What to work on: Leave out all pictures. Return exactly the lines from the top of the material through the line containing "import pandas as pd".

──────── Stored data

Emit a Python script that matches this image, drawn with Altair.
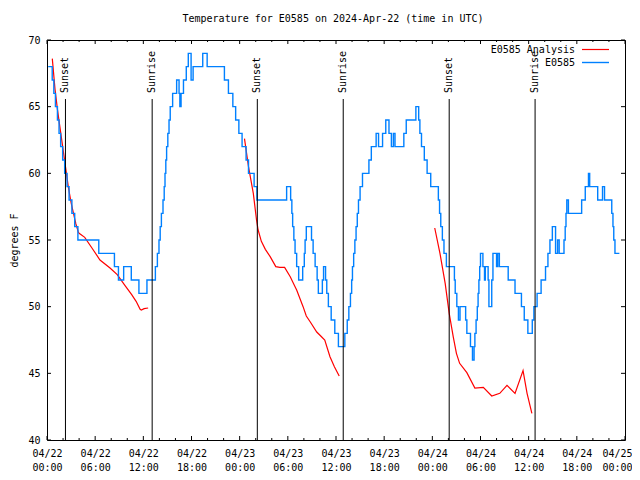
import altair as alt
import pandas as pd

# ---------------- data (hours since 2024-04-22 00:00 UTC, degrees F) ----------------
blue_hours = [
    0.15, 0.65, 0.85, 1.05, 1.3, 1.5, 1.7, 1.95, 2.2, 2.5, 2.75, 3.1, 3.45, 3.85,
    6.45, 8.4, 8.9, 9.55, 10.5, 11.45, 12.45,
    13.5, 13.75, 13.95, 14.1, 14.25, 14.45, 14.6, 14.7, 14.8, 14.9, 15.05, 15.2, 15.35,
    15.65, 16.15, 16.45, 16.55, 16.7, 17.0, 17.35, 17.6, 17.95, 18.2, 19.4, 19.95,
    22.1, 22.6, 23.15, 23.5, 23.9, 24.3, 24.8, 25.1, 25.8, 26.15,
    29.85, 30.35, 30.5, 30.6, 30.75, 30.9, 31.1, 31.35, 31.85, 32.05, 32.15, 32.3,
    32.95, 33.15, 33.4, 33.65, 33.8, 34.3, 34.45, 34.7, 34.85, 35.05, 35.4, 35.85, 36.3,
    37.1, 37.4, 37.6, 37.8, 37.95, 38.05, 38.2, 38.35, 38.5, 38.65, 38.8, 39.0, 39.3,
    40.1, 40.4, 41.0, 41.3, 41.8, 42.2, 42.6, 42.9, 43.15, 43.35, 44.45, 44.75, 45.95,
    46.3, 46.45, 46.65, 47.0, 47.35, 47.8,
    48.75, 48.9, 49.05, 49.25, 49.45, 49.75, 50.75, 50.85, 51.05, 51.25, 51.45, 52.15,
    52.3, 52.75, 53.0, 53.2, 53.3, 53.45, 53.6, 53.7, 53.8, 53.9, 54.0, 54.3, 54.5,
    54.6, 54.95, 55.05, 55.4, 55.55, 56.0, 56.15, 56.35, 57.45, 58.3, 59.1, 59.45,
    59.9, 60.45, 60.65, 61.05, 61.55, 62.1, 62.4, 62.65, 62.95, 63.35, 63.6, 63.8,
    64.4, 64.55, 64.65, 64.75, 64.95, 66.6, 67.05, 67.45, 67.6, 68.6, 69.2, 69.45,
    70.35, 70.5, 70.6, 70.75, 71.3,
]
blue_temps = [
    68, 67, 66, 65, 64, 63, 62, 61, 60, 59, 58, 57, 56, 55,
    54, 53, 52, 53, 52, 51, 52,
    53, 54, 55, 56, 57, 58, 59, 60, 61, 62, 63, 64, 65,
    66, 67, 66, 65, 66, 67, 68, 69, 67, 68, 69, 68,
    67, 66, 65, 64, 63, 62, 61, 60, 59, 58,
    59, 58, 57, 56, 55, 54, 53, 52, 53, 54, 55, 56,
    55, 54, 53, 52, 51, 52, 53, 52, 51, 50, 49, 48, 47,
    48, 49, 50, 51, 52, 53, 54, 55, 56, 57, 58, 59, 60,
    61, 62, 63, 62, 63, 64, 63, 62, 63, 62, 63, 64, 65,
    64, 63, 62, 61, 60, 59,
    58, 57, 56, 55, 54, 53, 52, 51, 50, 49, 50, 49,
    48, 47, 46, 47, 48, 49, 50, 51, 52, 53, 54, 53, 52,
    53, 52, 50, 52, 54, 53, 54, 53, 52, 51, 50, 49,
    48, 49, 50, 51, 52, 53, 54, 55, 56, 54, 55, 54,
    55, 56, 57, 58, 57, 58, 59, 60, 59, 58, 59, 58,
    57, 56, 55, 54, 54,
]

red_hours_1 = [0.66, 1.0, 1.3, 1.6, 2.0, 2.3, 2.65, 3.0, 3.3, 3.6, 3.9, 4.0, 4.7, 5.6,
               6.6, 7.85, 8.75, 9.7, 10.55, 11.1, 11.6, 11.75, 12.1, 12.6]
red_temps_1 = [68.6, 66.3, 64.8, 63.5, 61.8, 60.5, 59.0, 57.8, 57.0, 56.2, 55.6, 55.5, 55.2, 54.4,
               53.5, 52.9, 52.4, 51.6, 50.9, 50.4, 49.8, 49.75, 49.85, 49.9]
red_hours_2 = [24.6, 25.1, 25.7, 26.1, 26.3, 26.7, 27.2, 27.8, 28.5, 29.0, 29.6, 30.3, 30.9,
               31.1, 31.9, 32.3, 32.8, 33.6, 34.1, 34.6, 35.25, 35.8, 36.4]
red_temps_2 = [62.6, 60.5, 58.5, 56.5, 55.75, 54.9, 54.3, 53.75, 53.0, 52.95, 52.95, 52.25, 51.5,
               51.25, 50.0, 49.3, 48.85, 48.1, 47.8, 47.5, 46.25, 45.5, 44.8]
red_hours_3 = [48.3, 48.95, 49.6, 50.1, 50.6, 51.0, 51.4, 52.3, 53.3, 54.35, 55.4, 56.4,
               57.3, 58.3, 59.3, 59.8, 60.4]
red_temps_3 = [55.9, 54.0, 51.75, 49.5, 47.75, 46.5, 45.75, 45.05, 43.9, 43.95, 43.3, 43.5,
               44.1, 43.5, 45.2, 43.5, 42.0]

sun_hours = [2.3, 13.1, 26.2, 36.9, 50.1, 60.8]
sun_labels = ["Sunset", "Sunrise", "Sunset", "Sunrise", "Sunset", "Sunrise"]

x_major = [0, 6, 12, 18, 24, 30, 36, 42, 48, 54, 60, 66, 72]
x_minor = [2, 4, 8, 10, 14, 16, 20, 22, 26, 28, 32, 34, 38, 40, 44, 46, 50, 52, 56, 58,
           62, 64, 68, 70]
y_major = [40, 45, 50, 55, 60, 65, 70]

title_text = "Temperature for E0585 on 2024-Apr-22 (time in UTC)"
legend_names = ["E0585 Analysis", "E0585"]
RED = "#ff0000"
BLUE = "#0080ff"
FONT = "DejaVu Sans Mono"
W, H = 578, 400

# ---------------- tables ----------------
blue_df = pd.DataFrame({"h": blue_hours, "t": blue_temps})
red_df = pd.concat([
    pd.DataFrame({"h": red_hours_1, "t": red_temps_1, "seg": 1}),
    pd.DataFrame({"h": red_hours_2, "t": red_temps_2, "seg": 2}),
    pd.DataFrame({"h": red_hours_3, "t": red_temps_3, "seg": 3}),
], ignore_index=True)
sun_df = pd.DataFrame({"h": sun_hours, "label": sun_labels})
xmaj_df = pd.DataFrame({"h": x_major})
xmin_df = pd.DataFrame({"h": x_minor})
ymaj_df = pd.DataFrame({"t": y_major})

xs = alt.Scale(domain=[0, 72], nice=False, zero=False)
ys = alt.Scale(domain=[40, 70], nice=False, zero=False)

x_axis = alt.Axis(
    values=x_major,
    labelExpr="['04/' + (22 + floor(datum.value / 24)), "
              "(datum.value % 24 < 10 ? '0' : '') + (datum.value % 24) + ':00']",
    ticks=False, domain=False, grid=False,
    labelFont=FONT, labelFontSize=10, labelColor="black",
    labelPadding=8, labelLineHeight=14, labelBaseline="top",
    labelAlign={"condition": {"test": "datum.value >= 72", "value": "right"}, "value": "center"},
    labelOffset={"condition": {"test": "datum.value >= 72", "value": 7}, "value": 0},
    labelOverlap=False, labelFlush=False, title=None,
)
y_axis = alt.Axis(
    values=y_major, ticks=False, domain=False, grid=False,
    labelFont=FONT, labelFontSize=10, labelColor="black", labelPadding=7,
    title="degrees F", titleFont=FONT, titleFontSize=10, titleFontWeight="normal",
    titleColor="black", titleAngle=270, titleX=-33, titleY=200,
    titleAlign="center", titleBaseline="middle",
)


def X():
    return alt.X("h:Q", scale=xs, axis=x_axis)


def Y():
    return alt.Y("t:Q", scale=ys, axis=y_axis)


red = alt.Chart(red_df).mark_line(color=RED, strokeWidth=1.2).encode(
    x=X(), y=Y(), detail="seg:N",
)

blue = alt.Chart(blue_df).mark_line(color=BLUE, strokeWidth=1.4, interpolate="step-after").encode(
    x=X(), y=Y(),
)

sun_rules = alt.Chart(sun_df).mark_rule(color="black", strokeWidth=1).encode(
    x=X(), y=alt.value(59), y2=alt.value(H),
)
sun_text = alt.Chart(sun_df).mark_text(
    angle=270, align="left", baseline="middle", font=FONT, fontSize=10, color="black"
).encode(
    x=X(), y=alt.value(53), text="label:N",
)

tick_style = dict(color="black", strokeWidth=1)
xt_bot_maj = alt.Chart(xmaj_df).mark_rule(**tick_style).encode(
    x=X(), y=alt.value(H), y2=alt.value(H - 4))
xt_top_maj = alt.Chart(xmaj_df).mark_rule(**tick_style).encode(
    x=X(), y=alt.value(0), y2=alt.value(4))
xt_bot_min = alt.Chart(xmin_df).mark_rule(**tick_style).encode(
    x=X(), y=alt.value(H), y2=alt.value(H - 2))
xt_top_min = alt.Chart(xmin_df).mark_rule(**tick_style).encode(
    x=X(), y=alt.value(0), y2=alt.value(2))
yt_left = alt.Chart(ymaj_df).mark_rule(**tick_style).encode(
    y=Y(), x=alt.value(0), x2=alt.value(4))
yt_right = alt.Chart(ymaj_df).mark_rule(**tick_style).encode(
    y=Y(), x=alt.value(W), x2=alt.value(W - 4))

title_df = pd.DataFrame({"title": [title_text]})
title_mark = alt.Chart(title_df).mark_text(
    align="center", baseline="middle", font=FONT, fontSize=10, color="black"
).encode(x=alt.value(W / 2 - 3), y=alt.value(-21), text="title:N")

leg_df_red = pd.DataFrame({"name": [legend_names[0]]})
leg_df_blue = pd.DataFrame({"name": [legend_names[1]]})
leg_text_red = alt.Chart(leg_df_red).mark_text(
    align="right", baseline="middle", font=FONT, fontSize=10, color="black"
).encode(x=alt.value(528), y=alt.value(10), text="name:N")
leg_text_blue = alt.Chart(leg_df_blue).mark_text(
    align="right", baseline="middle", font=FONT, fontSize=10, color="black"
).encode(x=alt.value(528), y=alt.value(23), text="name:N")
leg_line_red = alt.Chart(leg_df_red).mark_rule(color=RED, strokeWidth=1.2).encode(
    x=alt.value(535), x2=alt.value(562), y=alt.value(9.5))
leg_line_blue = alt.Chart(leg_df_blue).mark_rule(color=BLUE, strokeWidth=1.4).encode(
    x=alt.value(535), x2=alt.value(562), y=alt.value(22.5))

chart = alt.layer(
    red, blue, sun_rules, sun_text,
    xt_bot_maj, xt_top_maj, xt_bot_min, xt_top_min, yt_left, yt_right,
    title_mark, leg_text_red, leg_text_blue, leg_line_red, leg_line_blue,
).properties(
    width=W, height=H,
    padding={"left": 39, "top": 32, "right": 7, "bottom": 32},
    autosize=alt.AutoSizeParams(type="none"),
    background="white",
).configure_view(stroke="black", strokeWidth=1)

chart.save("out.html", embed_options={"renderer": "svg", "actions": False})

────────────────

Solution to the exercise:
Emit a Python script that matches this image, drawn with Altair.
import altair as alt
import pandas as pd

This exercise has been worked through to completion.